To be read: January 8, May 8, September 8
We, therefore, intend to found a school for the Lord’s service. 46In drawing up the regulations, we hope to introduce nothing harsh or burdensome. 47But even if, to correct vices or to preserve love for one another, we are prompted to a little strictness, 48do not be quickly discouraged and fly from the way of salvation. The beginning of the Way must be narrow. 49But as we advance in the way of life and faith, we shall run the path of God’s commandments with expanded hearts and the inexpressible delight of love. 50Never departing from His guidance and persevering in His teaching in the monastery until death, we may by patience share in the sufferings of Christ, and may be found worthy also to share with Him in His kingdom.
We come to the end of the Prologue and Benedict’s summary statement of purpose: “We therefore, intend to found a school for the Lord’s service.” This is a word of hope for all of us who struggle with our own sense of inadequacy in spiritual matters. We see the spiritual depth of the saints, and even our friends in the Church, and we recognize just how far from God we really are. However, as a fellow priest once said, “We measure our insides against their outsides. And that is not valid.” It serves no purpose for us to compare, and Benedict gives us the reason: we are all in school—“the school for the Lord’s service”—and we are each at our own level of education and expertise. We want to make it more difficult than it needs to be. In the recesses of our spirit we know we are unworthy and we convince ourselves that we must earn the Lord’s favor. But the words of this concluding paragraph of the Prologue are meant to encourage us to persevere. “Do not be quickly discouraged and fly from the way of salvation.”
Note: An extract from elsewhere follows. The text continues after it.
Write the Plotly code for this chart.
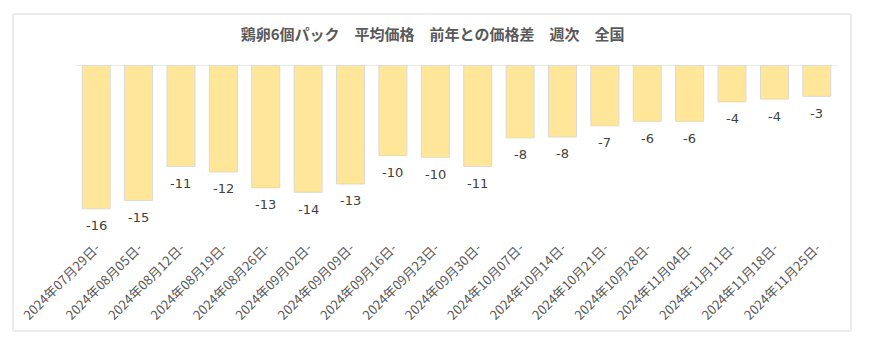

St. Benedict is, of course, writing his Rule for the cenobite—the man committed to the monastic life. But the stated purpose of his Rule ought to apply to all Christians seeking unity with Christ: “Never departing from His guidance…we may by patience share in the sufferings of Christ, and may be found worthy also to share with Him in His kingdom.” Whether in the monastery or secular world, discipline is the key to keeping to the path of righteousness. And the Rule of Saint Benedict offers us a plan—a curriculum—for pursuing a right relationship with God. No single spiritual rule will fit the needs of every Christian, and Benedict acknowledges this. That is why he refers to it as a school. Not every student will excel in every subject. We each have gifts, one differing from the other. And each is adept at using the tools for which he or she is most highly suited and trained. Thus, Benedict says, “In drawing up the regulations, we hope to introduce nothing harsh or burdensome.”
The learning is in the doing. The only way to embrace and understand the application of the Rule to our individual lives is to, as it were, enroll in the school and regularly attend classes. “Do not be quickly discouraged and fly from the way of salvation. The beginning of the Way must be narrow.” And with this exhortation to persevere, our father Benedict gives us this encouraging word: “But as we advance in the way of life and faith, we shall run the path of God’s commandments with expanded hearts and the inexpressible delight of love.” We are to “run” like the child who delights in every new thing, like the calf released from the stall (Mal. 4:2), like the athlete pursuing the prize (1 Cor. 9:25; 2 Tim. 2:5). There is great delight in pursuing God’s love; for in this way of life, in following the Rule, there is new life and fulness of joy.